ROCK CD & DVD BUYER'S GUIDE III

一応、風景写真がメインです

南相馬で業務する大阪の測量士

正月、年賀状をチェックしていたら、いつも送ってきてるある知人の年賀状がないことに気づいた。
去年、体調を崩し長期の入院もしてたので、ちょっと気になってたところ、その知人から先日電話がありました。

年賀状を送れなかった詫びの電話やったんですが、その理由が現在、福島に住んでいるからだという。
測量士である彼は大阪に測量の仕事がないので、結局は人手不足の東北被災地にて業務を行なっているとのこと。

小泉政権以降、公共事業は劇的に減り、土木業界にて働く人間は苦境に陥りまして、土木関連の設計士・測量士や現場の作業員含め、大幅に人が減りました。
確か数割単位で減っているはずです。
莫大な借金を抱え、今後人口が大幅に減っていく日本において、新しい道路やダムをドンドン作るのはおかしな話で、この業界が縮小していくのは残念ながら仕方のないことです。

ところが、広範囲が津波で被災した東北では大勢の土木技術者を必要としてるため、仕事がない関西のほうからも東北の方へ派遣されていってるようです。
例えば、ある神戸の土木関連会社は、神戸に本社を構えて東北の支社で入札とかしても仕事が取りにくいという現状から、本社を東北の方へ移したと聞いてます。

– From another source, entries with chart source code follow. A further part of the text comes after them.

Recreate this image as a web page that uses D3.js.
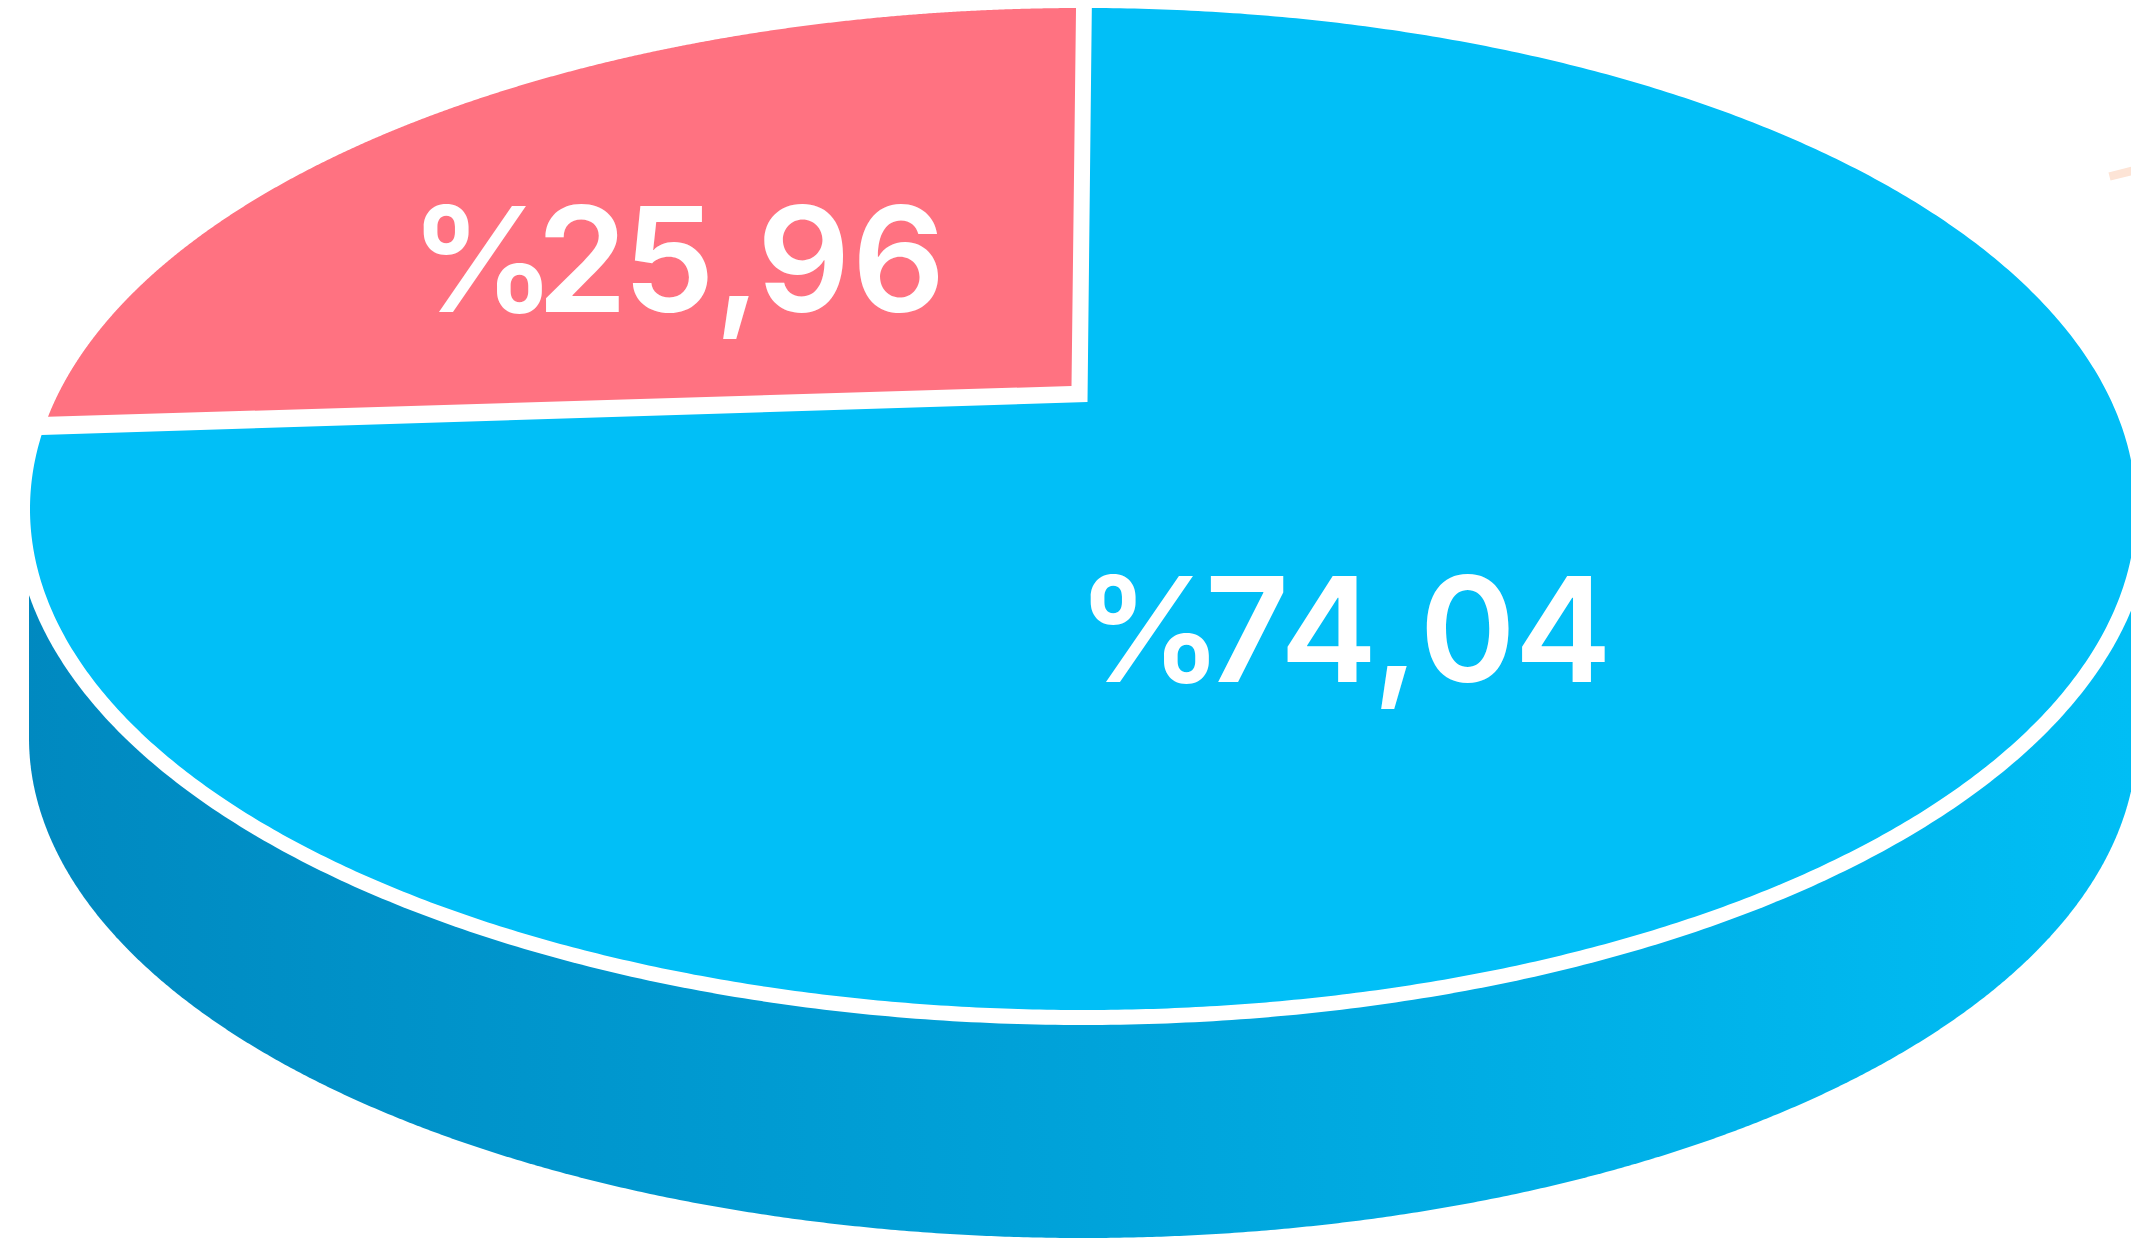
<!DOCTYPE html>
<html><head><meta charset="utf-8">
<style>html,body{margin:0;padding:0;background:#fff;overflow:hidden}svg{display:block}</style>
<script src="https://cdn.jsdelivr.net/npm/d3@7"></script>
</head><body>
<svg id="c" width="2131" height="1243"></svg>
<script>
// Data
const sliceValues = [25.96, 74.04];
const sliceColors = ["#ff7281", "#01bff7"];
const labelPrefix = "%";
const bodyGradientStops = ["#0089c0", "#00a3da", "#00bef5"];

// Layout
const top_ = {cx: 1083, cy: 509, rx: 1053, ry: 501};
const ring = {cx: 1083, cy: 509, rx: 1069, ry: 516};
const base = {cx: 1083, cy: 738, rx: 1054, ry: 500};
const apexes = [[1071.5, 386], [1087.5, 402]];
const labelBaselines = [312, 682];
const glyphCentres = [
  [483, 582, 670, 736, 804, 899],
  [1150, 1247, 1329, 1394, 1467.5, 1563.5]
];
const fontSize = 146, fontWeight = 600, fontFamily = "Inter";

const svg = d3.select("#c");
const rad = Math.PI / 180;
const locale = d3.formatLocale({decimal: ",", thousands: ".", grouping: [3], currency: ["", ""]});
const fmt = locale.format(".2f");

// Pie angles -> ellipse parametric angle (the picture is a perspective view, not true proportion)
const pie = d3.pie().sort(null).startAngle(0).endAngle(2 * Math.PI)(sliceValues);
const angleScale = d3.scaleLinear()
  .domain([0, pie[0].endAngle, 2 * Math.PI])
  .range([-80.45, 0.05, 279.55]);
const pads = [[1.05, 0.43], [0.43, 1.05]];

const onEllipse = (e, deg) => [e.cx + e.rx * Math.sin(deg * rad), e.cy - e.ry * Math.cos(deg * rad)];
const line = d3.line();
const sweep = (e, a0, a1, n = 720) => d3.range(n + 1).map(i => onEllipse(e, a0 + (a1 - a0) * i / n));

const defs = svg.append("defs");
const grad = defs.append("linearGradient").attr("id", "bodyGrad")
  .attr("gradientUnits", "userSpaceOnUse")
  .attr("x1", 29).attr("y1", 800).attr("x2", 2131).attr("y2", 720);
bodyGradientStops.forEach((c, i, a) =>
  grad.append("stop").attr("offset", i / (a.length - 1)).attr("stop-color", c));

// Cylinder side
const sidePts = [[base.cx - base.rx, top_.cy]]
  .concat(sweep(base, 270, 90, 720))
  .concat([[base.cx + base.rx, top_.cy]]);
svg.append("path").attr("d", line(sidePts) + "Z").attr("fill", "url(#bodyGrad)");

// White ring separating lid from side
svg.append("path").attr("d", line(sweep(ring, 0, 360)) + "Z").attr("fill", "#fff");

// Lid slices
svg.selectAll("path.slice").data(pie).join("path").attr("class", "slice")
  .attr("fill", (d, i) => sliceColors[i])
  .attr("d", (d, i) => {
    const a0 = angleScale(d.startAngle) + pads[i][0];
    const a1 = angleScale(d.endAngle) - pads[i][1];
    return line([apexes[i]].concat(sweep(top_, a0, a1))) + "Z";
  });

// Faint fragment at the right edge
svg.append("line")
  .attr("x1", 2109.5).attr("y1", 176.5).attr("x2", 2140).attr("y2", 168.8)
  .attr("stroke", "#fde4d6").attr("stroke-width", 8.5);

// Labels: real text, each glyph's ink centred on its measured position
const ctx = document.createElement("canvas").getContext("2d");
ctx.font = `${fontWeight} ${fontSize}px ${fontFamily}`;
const glyphX = (ch, centre) => {
  const m = ctx.measureText(ch);
  return centre - (m.actualBoundingBoxRight - m.actualBoundingBoxLeft) / 2;
};
svg.selectAll("text.lbl").data(sliceValues).join("text").attr("class", "lbl")
  .attr("y", (d, i) => labelBaselines[i])
  .attr("x", (d, i) => Array.from(labelPrefix + fmt(d))
    .map((ch, k) => glyphX(ch, glyphCentres[i][k]).toFixed(1)).join(" "))
  .attr("font-family", fontFamily).attr("font-weight", fontWeight)
  .attr("font-size", fontSize).attr("fill", "#fff")
  .text(d => labelPrefix + fmt(d));
</script>
</body></html>
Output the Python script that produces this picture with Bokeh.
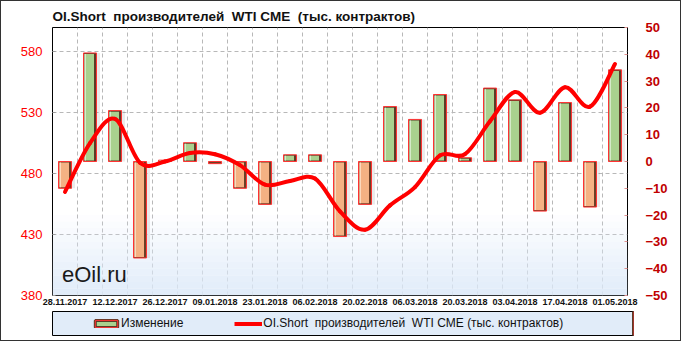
from bokeh.plotting import figure
from bokeh.layouts import column
from bokeh.models import (Range1d, LinearAxis, FixedTicker, SingleIntervalTicker,
                          Legend, LegendItem, BoxAnnotation, Label, ColumnDataSource)
from bokeh.transform import dodge
from bokeh.core.properties import value
from bokeh.embed import file_html
from bokeh.resources import INLINE

# ---------------- data ----------------
dates = ["28.11.2017", "05.12.2017", "12.12.2017", "19.12.2017", "26.12.2017",
         "02.01.2018", "09.01.2018", "16.01.2018", "23.01.2018", "30.01.2018",
         "06.02.2018", "13.02.2018", "20.02.2018", "27.02.2018", "06.03.2018",
         "13.03.2018", "20.03.2018", "27.03.2018", "03.04.2018", "10.04.2018",
         "17.04.2018", "24.04.2018", "01.05.2018"]
change = [-10, 40.5, 19, -36, 0.5, 7, -0.8, -10, -16, 2.5, 2.5, -28, -16,
          20.5, 15.7, 25, 1.4, 27.4, 23, -18.5, 22, -17, 34.2]
oi_short = [465, 505, 525, 489, 490, 497, 496, 487, 471, 474, 476, 449, 434,
            454, 469, 495, 496, 523, 547, 530, 551, 535, 570]
left_ticks = [380, 430, 480, 530, 580]
title_text = "OI.Short\u00a0 производителей\u00a0 WTI CME\u00a0 (тыс. контрактов)"
series_bar = "Изменение"
series_line = "OI.Short\u00a0 производителей\u00a0 WTI CME (тыс. контрактов)"

FONT = "Liberation Sans"
n = len(dates)
xs = list(range(n))

# ---------------- main figure ----------------
p = figure(frame_width=575, frame_height=268, output_backend="svg",
           toolbar_location=None,
           x_range=Range1d(-0.5, n - 0.5), y_range=Range1d(380, 600),
           min_border_left=51, min_border_right=53, min_border_top=26,
           min_border_bottom=16, background_fill_color="white",
           border_fill_color="white", outline_line_color="black",
           outline_line_width=1)

p.title.text = title_text
p.title.text_font = FONT
p.title.text_font_size = "13.5px"
p.title.text_font_style = "bold"
p.title.text_color = "#111111"
p.title.align = "left"
p.title.offset = 0
p.title.standoff = 8

# gradient at the bottom of the plot area
steps = 12
for i in range(steps):
    b = 380 + i * 5.5
    p.add_layout(BoxAnnotation(bottom=b, top=b + 5.5, fill_color="#dce9f8",
                               fill_alpha=(1 - i / steps) * 0.85,
                               line_alpha=0, level="underlay"))

# axes
p.yaxis.ticker = FixedTicker(ticks=left_ticks)
p.yaxis.major_label_text_color = "#ff0000"
p.yaxis.major_label_text_font = FONT
p.yaxis.major_label_text_font_size = "13px"
p.yaxis.axis_line_color = None
p.yaxis.major_tick_in = 3
p.yaxis.major_tick_out = 0
p.yaxis.major_tick_line_color = "#999999"
p.yaxis.minor_tick_line_color = None
p.yaxis.major_label_standoff = 10

p.extra_y_ranges = {"chg": Range1d(-50, 50)}
raxis = LinearAxis(y_range_name="chg", ticker=SingleIntervalTicker(interval=10))
raxis.major_label_text_color = "#c00000"
raxis.major_label_text_font = FONT
raxis.major_label_text_font_size = "13px"
raxis.major_label_text_font_style = "bold"
raxis.axis_line_color = None
raxis.major_tick_in = 3
raxis.major_tick_out = 0
raxis.major_tick_line_color = "#e09090"
raxis.minor_tick_line_color = None
raxis.major_label_standoff = 14
p.add_layout(raxis, "right")

p.xaxis.ticker = FixedTicker(ticks=xs[::2])
p.xaxis.major_label_overrides = {i: dates[i] for i in xs[::2]}
p.xaxis.major_label_text_font = FONT
p.xaxis.major_label_text_font_size = "9px"
p.xaxis.major_label_text_font_style = "bold"
p.xaxis.major_label_text_color = "#111111"
p.xaxis.axis_line_color = None
p.xaxis.major_tick_line_color = None
p.xaxis.minor_tick_line_color = None
p.xaxis.major_tick_in = 0
p.xaxis.major_tick_out = 0
p.xaxis.major_label_standoff = 3

# grid
p.ygrid.grid_line_color = "#b8b8b8"
p.ygrid.grid_line_dash = "4 3"
p.xgrid.ticker = FixedTicker(ticks=[i + 0.5 for i in xs[:-1]])
p.xgrid.grid_line_color = "#b8b8b8"
p.xgrid.grid_line_dash = "4 3"

# ---------------- bars ----------------
GREEN, ORANGE, DARK, OUTLINE = "#a9d18e", "#f4b183", "#5b3b27", "#ff3333"
pos = [v >= 0 for v in change]
main_col = [GREEN if q else ORANGE for q in pos]
light_col = ["#d5eac8" if q else "#fcd9bd" for q in pos]
dark_col = [DARK if q else "#6b3f26" for q in pos]
inset = 0.4
in_top = [max(v - inset, inset * 0.5) if v >= 0 else -inset for v in change]
in_bot = [inset if v >= 0 else min(v + inset, -inset * 0.5) for v in change]

src = ColumnDataSource(dict(x=xs, top=change, bottom=[0] * n, in_top=in_top,
                            in_bot=in_bot, main=main_col, light=light_col,
                            dark=dark_col))

p.vbar(x=dodge("x", 0.1), width=0.6, top="top", bottom="bottom", source=src,
       y_range_name="chg", fill_color="black", fill_alpha=0.08, line_alpha=0)
p.vbar(x="x", width=0.52, top="top", bottom="bottom", source=src,
       y_range_name="chg", fill_color="dark", line_color=OUTLINE, line_width=1)
p.vbar(x=dodge("x", -0.03), width=0.38, top="in_top", bottom="in_bot",
       source=src, y_range_name="chg", fill_color="main", line_alpha=0)
p.vbar(x=dodge("x", -0.19), width=0.06, top="in_top", bottom="in_bot",
       source=src, y_range_name="chg", fill_color="light", line_alpha=0)

# ---------------- smooth line (Catmull-Rom via Bezier) ----------------
def at(i):
    return oi_short[min(max(i, 0), n - 1)]

def xat(i):
    return xs[min(max(i, 0), n - 1)]

seg = dict(x0=[], y0=[], x1=[], y1=[], cx0=[], cy0=[], cx1=[], cy1=[])
for i in range(n - 1):
    seg["x0"].append(xs[i]); seg["y0"].append(oi_short[i])
    seg["x1"].append(xs[i + 1]); seg["y1"].append(oi_short[i + 1])
    seg["cx0"].append(xs[i] + (xat(i + 1) - xat(i - 1)) / 6)
    seg["cy0"].append(oi_short[i] + (at(i + 1) - at(i - 1)) / 6)
    seg["cx1"].append(xs[i + 1] - (xat(i + 2) - xat(i)) / 6)
    seg["cy1"].append(oi_short[i + 1] - (at(i + 2) - at(i)) / 6)
p.bezier(source=ColumnDataSource(seg), x0="x0", y0="y0", x1="x1", y1="y1",
         cx0="cx0", cy0="cy0", cx1="cx1", cy1="cy1", line_color="#ff0000",
         line_width=4, line_cap="round")

# watermark
p.add_layout(Label(x=-0.12, y=387, text="eOil.ru", text_font=FONT,
                   text_font_size="22px", text_color="#1a1a1a"))

# ---------------- legend strip ----------------
p2 = figure(frame_width=581, frame_height=24, output_backend="svg",
            toolbar_location=None, x_range=Range1d(0, 1), y_range=Range1d(0, 1),
            min_border_left=47, min_border_right=51, min_border_top=0,
            min_border_bottom=5, background_fill_color="#e1ecf9",
            border_fill_color="white", outline_line_color="black",
            outline_line_width=1)
p2.axis.visible = False
p2.grid.visible = False
# legend proxies: one sample of each series, kept outside the strip's ranges
proxy_bar = ColumnDataSource(dict(x=[n], top=[change[-1]]))
proxy_line = ColumnDataSource(dict(x=[n, n + 1], y=oi_short[-2:]))
lg_bar = p2.vbar(x="x", top="top", width=0.5, source=proxy_bar,
                 fill_color=GREEN, line_color=DARK, line_width=3)
lg_edge = p2.vbar(x="x", top="top", width=0.5, source=proxy_bar,
                  fill_alpha=0, line_color=OUTLINE, line_width=1)
lg_line = p2.line(x="x", y="y", source=proxy_line, line_color="#ff0000",
                  line_width=4)
legend = Legend(items=[LegendItem(label=series_bar, renderers=[lg_bar, lg_edge]),
                       LegendItem(label=series_line, renderers=[lg_line])],
                orientation="horizontal", location=(38, 3), padding=2,
                spacing=51, margin=0, glyph_width=28, glyph_height=9,
                label_standoff=1, label_text_font=FONT,
                label_text_font_size="12px", label_text_color="#111111",
                background_fill_alpha=0, border_line_alpha=0)
p2.add_layout(legend, "center")

layout = column(p, p2, spacing=0,
                styles={"border": "1px solid #333333"})

open("out.html", "w").write(file_html(layout, INLINE))
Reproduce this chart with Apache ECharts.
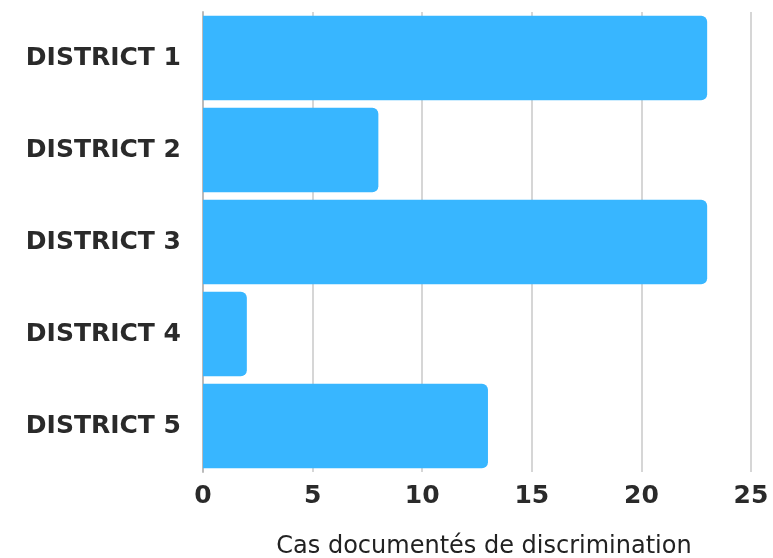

さて、その知人ですが、彼は独り身ではありますが大阪に持ち家があります。しかし、東北で業務をしている今、会社で用意された福島の集合住宅で生活しているそうです。
彼の趣味は音楽や映画の鑑賞でして、とんでもない高価なAV機器をいくつもあるラックに収めてたりしているのですが、そんな一式を狭い今の集合住宅に持っていけるはずもなく、せいぜいPCで音楽を聴くくらいしかできません。
「慣れたらどうってことない」と彼はいうものの、せっかくのAV機器がホコリをかぶったまた放置されているのは勿体無い話です。
自宅のローンも抱えており、広い持ち家を空き家にしたまま、いつ大阪に帰れるか分からんまま、一人福島で生活するのはなんともキツイ話です。

彼は今、南相馬にて業務を行なっているそうです。
海岸部は今も延々と更地が広がっており、復興はまだまだと語っておりました。
多分、私が見た二年前の風景と変わっていないのでしょう。

元々寒がりだった彼は去年の病で体力も衰えているでしょうし、寒い東北での測量作業は過酷と思われます。
こうなってくると余暇を楽しむというのが殆どできないわけで、慣れない土地にてただ生きていくためだけに働くという生活は、なんともやりきれない感じがします。
しかし、そういう立場の人は日本でも全国大勢おられると思います。
つくづく、生きていくのは大変だと痛感させられます。

さて、全国の土木関連業者が東北に集まりつつあった昨今ですが、去年の暮れから様相が変わってきております。
東京オリンピック」特需です。
東京がこれで沸いており、またも人手不足が発生しております。
そこで単価もあがってきており、下手をすると東北での土木作業よりも1.8倍くらいの単価を提示する業務が東京にはあるといいます。

東京へ人間が流れだすと、またも東北の復興も遅れるやもしれません。
震災の復興にしてもオリンピック特需にしても、まぁせいぜい10年で区切りはつくわけで、そのために折角減った土木業界の就業人口をまた増やすのも難しい話です。

とりあえず、生活がかかっている東北の方を優先してもらいたいもんです。

イメージ 1
2年前撮影した南相馬の海岸付近。今も似たような光景のままなんでしょうか。